Mortgage refinancing can’t help if low

Jeremy Hobson Mar 19, 2008

TEXT OF STORY

Scott Jagow: If you’ve been trying to sell your home, or you want to refinance, I know this is a pressing question: What’s the deal with mortgage rates? The Fed did another hatchet job on its main interest rate yesterday. It’s now 2.23 percent — a three-year low. But that’s what banks charge each other for lending. It usually spills over into the housing market. But it’s been slow-going so far.

This morning, we learned that rates on 30-year mortgages fell almost half a percent last week. They’re just under 6 percent. But mortgage refinancing was at its lowest level since December. So what gives? Here’s Jeremy Hobson.


Jeremy Hobson: Bad mortgages started this financial crisis.
And Tom Lamalfa of Wholesale Access says policymakers are hoping mortgage refinancing can help end it.

Tom Lamalfa: They want to see the market refinance out of the problems that it’s confronted with today. They would like to see a lot of these hybrid ARMs and these pay-option ARMs go away.

LaMalfa says the refinancing index is the best indicator of how much lenders are doing to help struggling homeowners avoid foreclosures.
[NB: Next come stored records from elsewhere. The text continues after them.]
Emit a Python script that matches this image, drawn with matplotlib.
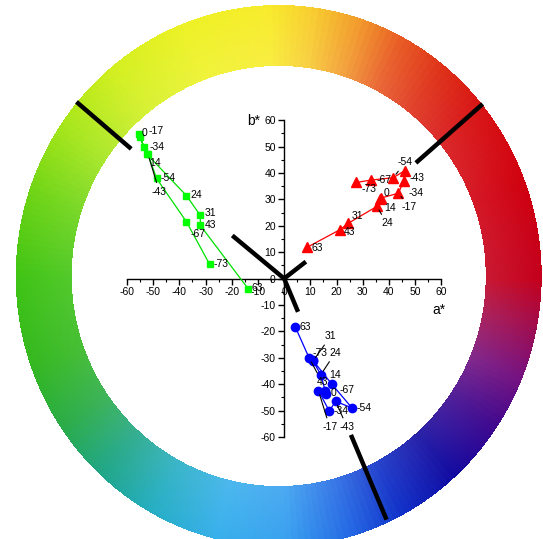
import matplotlib.pyplot as plt
import numpy as np
from matplotlib.colors import LinearSegmentedColormap
from matplotlib.ticker import MultipleLocator

plt.rcParams['font.family'] = ['Liberation Sans', 'DejaVu Sans']
plt.rcParams['axes.unicode_minus'] = False

# etiquetas de los puntos (mismo orden en las tres series)
labels = ['63', '43', '31', '24', '14', '0', '-17', '-34', '-43', '-54', '-67', '-73']

# serie verde
green_a = [-13.7, -32.0, -32.0, -37.3, -52.3, -55.6, -55.0, -53.4, -52.0, -48.7, -37.3, -28.5]
green_b = [-3.9, 20.1, 23.9, 31.4, 47.0, 54.7, 53.5, 49.7, 47.1, 37.9, 21.5, 5.5]

# serie roja
red_a = [8.9, 21.3, 24.4, 35.4, 36.5, 37.0, 43.6, 45.7, 46.1, 41.7, 33.3, 27.5]
red_b = [11.9, 18.5, 20.9, 27.3, 30.1, 30.5, 32.3, 37.0, 40.9, 38.2, 37.3, 36.4]

# serie azul
blue_a = [4.2, 9.6, 11.0, 14.0, 15.7, 15.9, 13.1, 17.2, 19.7, 25.9, 18.2, 11.0]
blue_b = [-18.2, -30.2, -31.2, -36.4, -42.6, -43.8, -42.5, -50.1, -46.5, -49.0, -40.0, -31.0]

# direcciones de tono (lineas negras)
hue_inner = [(-19.8, 16.3), (8.3, 6.4), (5.3, -12.6)]
hue_outer = [((-58.4, 49.1), (-79.3, 66.9)), ((50.3, 43.8), (75.8, 66.1)), ((25.5, -59.2), (39.1, -91.3))]

# posicion de las etiquetas (x, y, con linea guia)
green_txt = [(-12.4, -3.7, 0), (-30.4, 20.1, 0), (-30.4, 24.7, 0), (-35.7, 31.6, 0), (-51.5, 43.8, 0),
             (-54.4, 55.2, 0), (-51.8, 55.8, 1), (-51.5, 49.7, 0), (-50.5, 32.9, 1), (-47.2, 37.9, 0),
             (-35.7, 16.8, 0), (-26.9, 5.5, 0)]
red_txt = [(10.3, 11.7, 0), (22.7, 17.8, 0), (25.9, 23.5, 0), (37.0, 20.9, 1), (38.3, 26.8, 0),
           (37.8, 32.5, 0), (45.0, 27.0, 1), (47.3, 32.5, 0), (47.7, 38.2, 0), (43.3, 44.0, 1),
           (35.1, 37.4, 0), (29.5, 34.0, 0)]
blue_txt = [(5.8, -18.2, 0), (12.3, -39.2, 1), (15.6, -21.8, 1), (17.3, -28.1, 1), (17.2, -36.5, 0),
            (17.6, -43.2, 0), (14.5, -56.2, 1), (18.9, -50.3, 0), (21.1, -56.2, 1), (27.5, -49.0, 0),
            (21.1, -42.1, 0), (11.0, -28.1, 0)]

W, H = 543, 539
fig = plt.figure(figsize=(W / 100, H / 100), dpi=100)

# anillo de color de fondo
ring_stops = [(0, '#c4001c'), (20, '#d0000f'), (40, '#d81414'), (51, '#de3018'), (62, '#e85a24'),
              (72, '#f29a2c'), (82, '#f8cc30'), (92, '#f8ec2c'), (110, '#eef226'), (128, '#d4f020'),
              (145, '#a6e61a'), (162, '#6cd414'), (180, '#40c414'), (200, '#34b820'), (215, '#2aac48'),
              (228, '#20a686'), (242, '#26aec4'), (257, '#38b0ec'), (272, '#38a0f0'), (286, '#2468e4'),
              (298, '#1030c8'), (312, '#120aa0'), (326, '#40088e'), (338, '#761280'), (350, '#a20c4c'),
              (360, '#c4001c')]
cmap = LinearSegmentedColormap.from_list('hue', [(a / 360, c) for a, c in ring_stops])

cx, cy = 278.7, 276.0
yy, xx = np.mgrid[0:H, 0:W] + 0.5
dx = xx - cx
dy = cy - yy
ang = np.degrees(np.arctan2(dy, dx)) % 360
r_out = np.hypot(dx / 263, dy / 271)
r_in = np.hypot(dx / 207, dy / 210)
mask = (r_out <= 1) & (r_in >= 1)
rgb = cmap(ang / 360)[..., :3]
s = np.clip((r_out - 0.787) / (1 - 0.787), 0, 1)[..., None]
rgb = rgb + (1 - rgb) * 0.10 * (1 - s)
img = np.ones((H, W, 3))
img[mask] = rgb[mask]

bg = fig.add_axes([0, 0, 1, 1], zorder=0)
bg.imshow(img, extent=(0, W, H, 0), interpolation='bilinear')
bg.set_xlim(0, W)
bg.set_ylim(H, 0)
bg.axis('off')

# ejes a*, b*
ax = fig.add_axes([127 / W, (H - 437) / H, 314.3 / W, 316.9 / H], zorder=1)
ax.patch.set_alpha(0)
ax.set_xlim(-60, 60)
ax.set_ylim(-60, 60)
for side in ['top', 'right']:
    ax.spines[side].set_visible(False)
ax.spines['left'].set_position('zero')
ax.spines['bottom'].set_position('zero')
for side in ['left', 'bottom']:
    ax.spines[side].set_linewidth(1.0)
ax.xaxis.set_major_locator(MultipleLocator(10))
ax.yaxis.set_major_locator(MultipleLocator(10))
ax.xaxis.set_minor_locator(MultipleLocator(5))
ax.yaxis.set_minor_locator(MultipleLocator(5))
ax.tick_params(which='major', direction='out', length=4, width=1, labelsize=7.5, pad=2)
ax.tick_params(which='minor', direction='out', length=2, width=0.8)
ax.text(59, -12, 'a*', fontsize=10, ha='center', va='center')
ax.text(-11.8, 59.5, 'b*', fontsize=10, ha='center', va='center')

# lineas negras de tono
for (x, y) in hue_inner:
    ax.plot([0, x], [0, y], color='black', lw=3.2, solid_capstyle='butt', clip_on=False, zorder=3)
for (p1, p2) in hue_outer:
    ax.plot([p1[0], p2[0]], [p1[1], p2[1]], color='black', lw=3.2, solid_capstyle='butt',
            clip_on=False, zorder=3)

# series
ax.plot(green_a, green_b, color='#00e000', lw=0.9, marker='s', ms=5, mfc='#00ff00', mec='#00ff00',
        clip_on=False, zorder=4)
ax.plot(red_a, red_b, color='#ff0000', lw=0.9, marker='^', ms=6.5, mfc='#ff0000', mec='#ff0000',
        clip_on=False, zorder=4)
ax.plot(blue_a, blue_b, color='#0000ff', lw=0.9, marker='o', ms=6, mfc='#0000ff', mec='#0000ff',
        clip_on=False, zorder=4)

for xs, ys, txt in [(green_a, green_b, green_txt), (red_a, red_b, red_txt), (blue_a, blue_b, blue_txt)]:
    for lbl, x, y, (tx, ty, lead) in zip(labels, xs, ys, txt):
        if lead:
            ax.annotate(lbl, xy=(x, y), xytext=(tx, ty), textcoords='data', fontsize=7.5,
                        ha='left', va='center', zorder=5, annotation_clip=False,
                        arrowprops=dict(arrowstyle='-', color='black', lw=0.8, shrinkA=1, shrinkB=3))
        else:
            ax.text(tx, ty, lbl, fontsize=7.5, ha='left', va='center', zorder=5)

fig.savefig('out.png', dpi=100)
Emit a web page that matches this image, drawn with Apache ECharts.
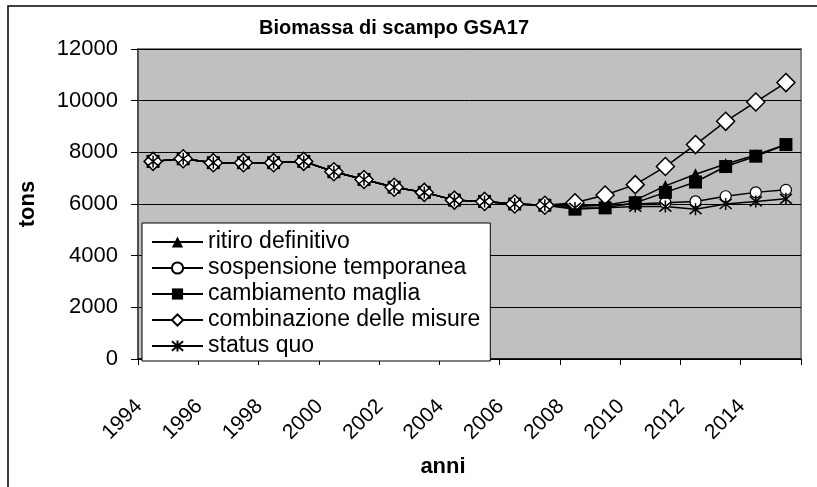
<!DOCTYPE html>
<html>
<head>
<meta charset="utf-8">
<script src="https://cdn.jsdelivr.net/npm/echarts@6/dist/echarts.min.js"></script>
<style>
  html, body { margin: 0; padding: 0; background: #fff; }
  #chart { width: 817px; height: 487px; }
</style>
</head>
<body>
<div id="chart"></div>
<script>
// anni 1994-2015
const years = ['1994', '1995', '1996', '1997', '1998', '1999', '2000', '2001', '2002', '2003', '2004',
  '2005', '2006', '2007', '2008', '2009', '2010', '2011', '2012', '2013', '2014', '2015']

// biomassa (tons)
const ritiroDefinitivo = [7650, 7750, 7600, 7600, 7600, 7650, 7250, 6950, 6650, 6450, 6150,
  6100, 6000, 5950, 5900, 5950, 6150, 6700, 7150, 7550, 7900, 8300]
const sospensioneTemporanea = [7650, 7750, 7600, 7600, 7600, 7650, 7250, 6950, 6650, 6450, 6150,
  6100, 6000, 5950, 5950, 5950, 6000, 6050, 6100, 6300, 6450, 6550]
const cambiamentoMaglia = [7650, 7750, 7600, 7600, 7600, 7650, 7250, 6950, 6650, 6450, 6150,
  6100, 6000, 5950, 5800, 5850, 6050, 6450, 6850, 7450, 7850, 8300]
const combinazioneMisure = [7650, 7750, 7600, 7600, 7600, 7650, 7250, 6950, 6650, 6450, 6150,
  6100, 6000, 5950, 6050, 6350, 6750, 7450, 8300, 9200, 9950, 10700]
const statusQuo = [7650, 7750, 7600, 7600, 7600, 7650, 7250, 6950, 6650, 6450, 6150,
  6100, 6000, 5950, 5850, 5850, 5900, 5900, 5800, 6000, 6100, 6200]

const FONT = "'Liberation Sans', Arial, sans-serif"
// asterisco (marker "status quo")
const asterisk = 'path://M0,-6L0,6M-5,-5L5,5M-5,5L5,-5'

const chart = echarts.init(document.getElementById('chart'))

const mkSeries = (name, data, symbol, size, fill, borderWidth) => ({
  name,
  type: 'line',
  data,
  symbol,
  symbolSize: size,
  showAllSymbol: true,
  lineStyle: { color: '#000', width: 1.5 },
  itemStyle: { color: fill, borderColor: '#000', borderWidth },
  emphasis: { disabled: true }
})

chart.setOption({
  animation: false,
  textStyle: { fontFamily: FONT },
  grid: {
    left: 138, right: 16, top: 49, bottom: 128,
    show: true,
    backgroundColor: '#c0c0c0',
    borderColor: '#808080',
    borderWidth: 2
  },
  graphic: [
    { type: 'rect', shape: { x: 8, y: 6, width: 830, height: 500 }, style: { fill: 'none', stroke: '#000', lineWidth: 1.5 }, z: -10 },
    { type: 'text', x: 394, y: 28, style: { text: 'Biomassa di scampo GSA17', font: 'bold 20px ' + FONT, fill: '#000', textAlign: 'center', textVerticalAlign: 'middle' } },
    { type: 'text', x: 28, y: 204, rotation: Math.PI / 2, style: { text: 'tons', font: 'bold 22px ' + FONT, fill: '#000', textAlign: 'center', textVerticalAlign: 'middle' } },
    { type: 'text', x: 443, y: 467, style: { text: 'anni', font: 'bold 22px ' + FONT, fill: '#000', textAlign: 'center', textVerticalAlign: 'middle' } }
  ],
  legend: {
    orient: 'vertical',
    left: 142,
    top: 223,
    padding: [6, 10, 2, 9],
    itemWidth: 51,
    itemHeight: 14,
    itemGap: 0,
    backgroundColor: '#fff',
    borderColor: '#000',
    borderWidth: 1,
    borderRadius: 0,
    selectedMode: false,
    textStyle: { fontSize: 23, color: '#000', fontFamily: FONT, lineHeight: 26 },
    data: ['ritiro definitivo', 'sospensione temporanea', 'cambiamento maglia', 'combinazione delle misure', 'status quo']
  },
  xAxis: {
    type: 'category',
    data: years,
    boundaryGap: true,
    axisLine: { lineStyle: { color: '#000', width: 1.5 } },
    axisTick: { show: true, length: 6, lineStyle: { color: '#000' } },
    axisLabel: { interval: 1, rotate: 45, fontSize: 21, color: '#000', margin: 30, padding: [0, 20, 0, 0], fontFamily: FONT },
    splitLine: { show: false }
  },
  yAxis: {
    type: 'value',
    min: 0,
    max: 12000,
    interval: 2000,
    axisLine: { show: true, lineStyle: { color: '#404040', width: 1.5 } },
    axisTick: { show: true, length: 7, lineStyle: { color: '#000' } },
    axisLabel: { fontSize: 22, color: '#000', margin: 20, fontFamily: FONT, formatter: v => String(v) },
    splitLine: { lineStyle: { color: '#000', width: 1 } }
  },
  series: [
    mkSeries('ritiro definitivo', ritiroDefinitivo, 'triangle', 12, '#000', 0),
    mkSeries('sospensione temporanea', sospensioneTemporanea, 'circle', 11, '#fff', 1.2),
    mkSeries('cambiamento maglia', cambiamentoMaglia, 'rect', 13, '#000', 0),
    mkSeries('combinazione delle misure', combinazioneMisure, 'diamond', 18, '#fff', 1.5),
    mkSeries('status quo', statusQuo, asterisk, 12, 'none', 1.5)
  ]
})
</script>
</body>
</html>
But Holden Lewis of Bankrate.com says lenders, worried about their own bottom lines, are hesitant to lower interest rates. And there’s another barrier blocking a refinancing wave:

Holden Lewis: I think a lot of people are paying attention to the value of their home and hoping and waiting for that value to go up far enough for them to be able to refinance.

He says in some especially hard-hit places like Florida, he doesn’t expect values to rebound for another three years.

In Washington, I’m Jeremy Hobson for Marketplace.